La crosse diffère aussi, celle des fusils est plus longue et plus massive.
Certains Chassepot auraient même été directement transformés, sans passer par la case "66-74 réglementaire".
Il est fréquent que les marquages militaires soient effacés mais quelques différences originelles permettent parfois d'identifier le modèle initial des pièces, quand elles furent modifiées ou panachées.
La boîte de culasse Mle 1866 et 66-74 se distingue du Mle 1874 par le pan coupé à l'arrière de la boîte de culasse ; la boîte Mle 66-74 se distingue du Mle 1866 par la trace du déplacement vers l'arrière de la vis de ressort-gâchette.
Le bois Mle 1866-74 porte aussi cette trace, et sur le fusil un trou fait communiquer le logement de baguette avec le pontet (au bout duquel un écrou avait été rajouté, juste devant la vis AV de pontet) ; cet écrou et son logement sont absents sur toutes les versions de Chassepot.
Le fusil Mle 1874 possède aussi cet écrou mais la feuille avant du pontet est plus longue, l'écrou et son logement sont donc plus éloignés de la vis.
Ces Gras-chasse ont indifféremment reçu la modification M-80, ou pas. Leur numérotation n'est d'ailleurs pas toujours homogène, et l'on trouve aisément des panachages (en particulier entre pièces modifiées 80 ou non, cette modification concernant la boîte de culasse et la tête de culasse), sans savoir s'ils datent de la modification ou s'ils se sont produits durant leur longue carrière.
Le ressort de percuteur du Gras est identique aux Lebel et Berthier, mais pas le percuteur. Le chien de Gras ne se monte pas sur Lebel et Berthier, mais l'inverse fonctionne très bien. Le manchon à T (bouchon AR du chien) semble identique à celui du Lebel Mle 1886 (avant la modification 93) ; il se monte sur les 86-93 et Berthier, mais pas l'inverse.
Les garnitures Chassepot et Gras sont identiques à part le pontet (sur le fusil Mle 66-74 il y fut ajouté un écrou pour visser la baguette et sur le fusil Mle 1874 sa feuille avant est plus longue), mais à priori les gâchettes et queues de détente diffèrent (à noter que les crans de gâchette des carabines et mousquetons sont trop courts pour les fusils, et vice-versa).
Il est très possible que des échanges se soient produits entre canons et boîtiers, lorsque la modification imposait de décanonner (à partir du calibre 20). S'il subsiste des numéros de série, la lettre préfixe en capitales d'imprimerie indique une origine Chassepot ou 66-74 (lettre U ou V pour lesChassepot fabriqués à l'étranger, X pour les armes de théorie), la lettre en anglaises caractérisant les modèles 1874.

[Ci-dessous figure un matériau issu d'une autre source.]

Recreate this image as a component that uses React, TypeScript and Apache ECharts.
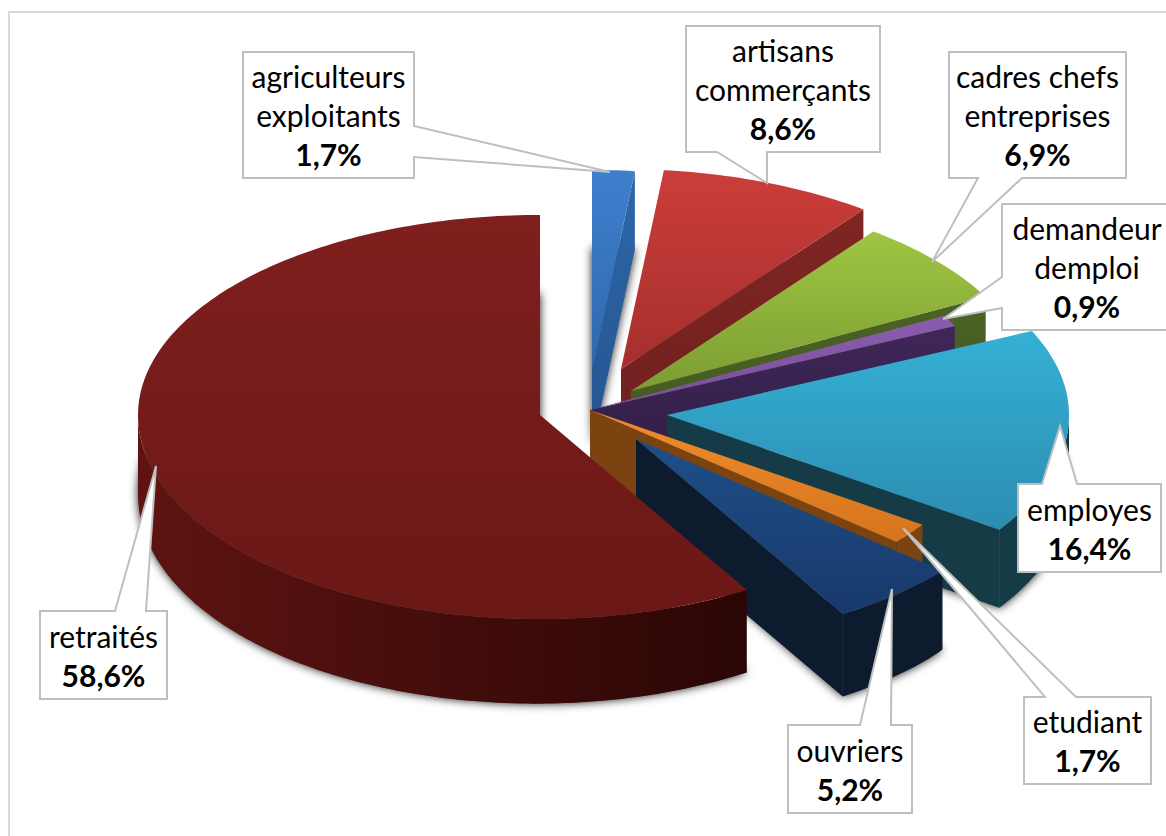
import React, { useEffect, useRef } from "react";
import * as echarts from "echarts";

// ---- data ----
const categories = [
  "agriculteurs exploitants",
  "artisans commerçants",
  "cadres chefs entreprises",
  "demandeur demploi",
  "employes",
  "etudiant",
  "ouvriers",
  "retraités",
];
const labelLines = [
  ["agriculteurs", "exploitants"],
  ["artisans", "commerçants"],
  ["cadres chefs", "entreprises"],
  ["demandeur", "demploi"],
  ["employes"],
  ["etudiant"],
  ["ouvriers"],
  ["retraités"],
];
const shares = [1.7, 8.6, 6.9, 0.9, 16.4, 1.7, 5.2, 58.6];

// ---- layout and style ----
const W = 1166;
const H = 836;
const RX = 402;
const RY_BACK = 200;
const RY_FRONT = 204;
const explodedCentres = [
  [592, 370], [621, 369], [631, 391], [590, 410],
  [667, 415], [590, 410], [636, 439], [540, 415],
];
const topColours = [
  ["#3e7fcd", "#2f68ad"], ["#cb3d3a", "#a52f2d"], ["#9fc642", "#7c9c33"], ["#8a5cae", "#7a4f9c"],
  ["#35b0d5", "#2c8db1"], ["#f08c2b", "#d6741d"], ["#1f4f88", "#18396b"], ["#7f1f1e", "#6a1816"],
];
const wallColours = [
  ["#2d66a8", "#245690"], ["#7f2624", "#6f1f1f"], ["#4a6224", "#445a20"], ["#3f2758", "#2f1c44"],
  ["#153b47", "#153b47"], ["#7a4310", "#7a4310"], ["#0c1b2e", "#0c1b2e"], ["#5e1411", "#2a0605"],
];
// callouts: box x1,y1,x2,y2, wedge side and two wedge roots along it, tip
const boxes = [
  [243, 52, 414, 178], [686, 26, 880, 152], [949, 52, 1126, 178], [1002, 204, 1172, 330],
  [1018, 484, 1161, 572], [1024, 697, 1151, 784], [788, 725, 912, 813], [40, 611, 167, 699],
];
const wedges: any[] = [
  ["right", 126, 157, 610, 172], ["bottom", 717, 767, 767, 183], ["bottom", 978, 1022, 932, 262], ["left", 277, 308, 943, 319],
  ["top", 1042, 1077, 1060, 426], ["top", 1045, 1076, 903, 528], ["top", 860, 891, 892, 589], ["top", 115, 146, 156, 466],
];
const FONT = "Lato, Carlito, sans-serif";
const FONT_SIZE = 30;
const LINE_H = 39;
const BORDER = "#bfbfbf";

const total = shares.reduce((a, b) => a + b, 0);
const D2R = Math.PI / 180;
// height of the extrusion: a little taller towards the viewer
const depthAt = (deg: number) => {
  const t = Math.cos((((deg - 200) * 90) / 70) * D2R);
  const inFront = deg > 130 && deg < 270 ? Math.max(0, t) : 0;
  return 78 + 7 * Math.sqrt(inFront);
};
const pt = (c: number[], deg: number, drop = false) => {
  const k = Math.cos(deg * D2R);
  return [
    c[0] + RX * Math.sin(deg * D2R),
    c[1] - (k < 0 ? RY_FRONT : RY_BACK) * k + (drop ? depthAt(deg) : 0),
  ];
};
const arc = (c: number[], a: number, b: number, drop = false) => {
  const out: number[][] = [];
  const n = Math.max(2, Math.ceil(Math.abs(b - a)));
  for (let i = 0; i <= n; i++) out.push(pt(c, a + ((b - a) * i) / n, drop));
  return out;
};
const vGrad = (c: string[]) =>
  new echarts.graphic.LinearGradient(0, 0, 0, 1, [
    { offset: 0, color: c[0] },
    { offset: 1, color: c[1] },
  ]);
const hGrad = (c: string[]) =>
  new echarts.graphic.LinearGradient(0, 0, 1, 0, [
    { offset: 0, color: c[0] },
    { offset: 1, color: c[1] },
  ]);

function renderSlice(params: any, api: any) {
  const i = params.dataIndex;
  let before = 0;
  for (let k = 0; k < i; k++) before += shares[k];
  const a0 = (before / total) * 360;
  const a1 = ((before + api.value(0)) / total) * 360;
  const c = explodedCentres[i];
  const children: any[] = [];
  const poly = (points: number[][], fill: any, extra: any = {}) =>
    children.push({ type: "polygon", shape: { points }, style: { fill, ...extra } });

  // soft drop shadow of the bottom face
  poly([[c[0], c[1] + 78], ...arc(c, a0, a1, true)], "#666666", {
    shadowBlur: 10,
    shadowColor: "rgba(0,0,0,0.9)",
  });
  // outer wall, only its front part
  const f0 = Math.max(a0, 90);
  const f1 = Math.min(a1, 270);
  if (f1 > f0) {
    poly([...arc(c, f0, f1), ...arc(c, f1, f0, true)], hGrad(wallColours[i]));
  }
  // radial wall on the clockwise side, when it faces the viewer
  if (Math.sin(a1 * D2R) > 0.001) {
    const e = pt(c, a1);
    const b = pt(c, a1, true);
    poly([c, e, b, [c[0], c[1] + (b[1] - e[1])]], vGrad(wallColours[i]));
  }
  // top face
  poly([c, ...arc(c, a0, a1)], vGrad(topColours[i]));
  return { type: "group", children };
}

function callout(i: number) {
  const [x1, y1, x2, y2] = boxes[i];
  const [side, r0, r1, tx, ty] = wedges[i];
  const tip = [tx, ty];
  let points: number[][];
  if (side === "right") points = [[x1, y1], [x2, y1], [x2, r0], tip, [x2, r1], [x2, y2], [x1, y2]];
  else if (side === "left") points = [[x1, y1], [x2, y1], [x2, y2], [x1, y2], [x1, r1], tip, [x1, r0]];
  else if (side === "top") points = [[x1, y1], [r0, y1], tip, [r1, y1], [x2, y1], [x2, y2], [x1, y2]];
  else points = [[x1, y1], [x2, y1], [x2, y2], [r1, y2], tip, [r0, y2], [x1, y2]];
  const cx = (x1 + x2) / 2;
  const lines = labelLines[i];
  const count = lines.length + 1;
  const startY = (y1 + y2) / 2 - ((count - 1) * LINE_H) / 2;
  const els: any[] = [
    { type: "polygon", z: 100, shape: { points }, style: { fill: "#ffffff", stroke: BORDER, lineWidth: 2, lineJoin: "miter" } },
  ];
  lines.forEach((t, k) =>
    els.push({
      type: "text", z: 101, x: cx, y: startY + k * LINE_H,
      style: { text: t, fill: "#000000", font: `${FONT_SIZE}px ${FONT}`, textAlign: "center", textVerticalAlign: "middle" },
    })
  );
  els.push({
    type: "text", z: 101, x: cx, y: startY + lines.length * LINE_H,
    style: {
      text: `${shares[i].toFixed(1).replace(".", ",")}%`,
      fill: "#000000",
      font: `bold ${FONT_SIZE}px ${FONT}`,
      textAlign: "center",
      textVerticalAlign: "middle",
    },
  });
  return els;
}

export default function App() {
  const ref = useRef<HTMLDivElement>(null);
  useEffect(() => {
    document.body.style.margin = "0";
    const chart = echarts.init(ref.current!, undefined, { renderer: "svg" });
    chart.setOption({
      animation: false,
      backgroundColor: "#ffffff",
      graphic: [
        { type: "polyline", z: 1, shape: { points: [[9, 836], [9, 12], [1166, 12]] }, style: { stroke: "#d9d9d9", lineWidth: 2, fill: "none" } },
        ...categories.flatMap((_, i) => callout(i)),
      ],
      series: [
        {
          type: "custom",
          coordinateSystem: "none",
          renderItem: renderSlice,
          data: shares.map((v, i) => ({ name: categories[i], value: [v] })),
          silent: true,
          clip: false,
        },
      ],
    });
    return () => chart.dispose();
  }, []);
  return <div ref={ref} style={{ width: W, height: H }} />;
}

Ces fusils Gras transformés chasse étaient particulièrement robustes.
Par contre ces fusils n'acceptent que les anciennes munitions de chasse, pas les plus récentes. Du 12/65 par exemple pour le calibre 12 et non pas du 12/70. De même il est conseillé de les charger à poudre noire, la PSF étant bien trop vive pour ces vieilleries affaiblies par le temps.